Monumentation – In addition to the centerline survey, NCRR is having geodetic monumentation installed on either side of the 200-feet-wide corridor at approximately ½ mile increments (where feasible). These monuments will be established by NOAA NGS-58 guidelines for 2 cm accuracies, or “Bluebooked”. Although these monuments will not be placed at meaningful points in the corridor geometry (point of curve, etc.) they will help supplant older monumentation that is inside of the railroad operations safety envelope which is often difficult to recover without trespassing or applying for a right of entry permit. NCRR is working closely with contractors and the NC Geodetic Survey to accomplish this project, which will be a useful addition to an already reliable control network in North Carolina. When published, these monuments will be available through the NGS Database as well as the NCGS Database.

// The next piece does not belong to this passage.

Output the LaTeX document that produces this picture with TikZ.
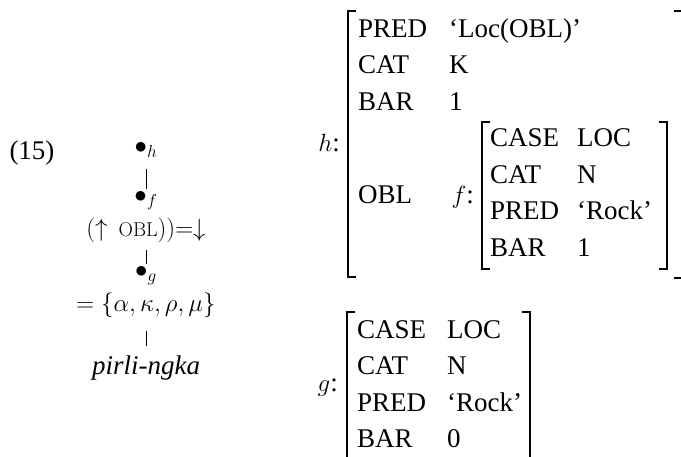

Boundary Survey Modernization – There are areas of the NCRR corridor that are not a uniform 200-feet-wide. These areas consist of old depot lots, track straightening projects, and some urban areas in cities such as Raleigh, Salisbury, Kinston, and New Bern. In these areas, NCRR is making the effort to modernize the survey record and have boundary surveys produced. In many instances, in depth title research is required due to the complexity that often accompanies property boundary survey work along a railroad. NCRR is recording these new surveys in their respective county’s register of deed’s offices so that future generations will have an accurate record of the property.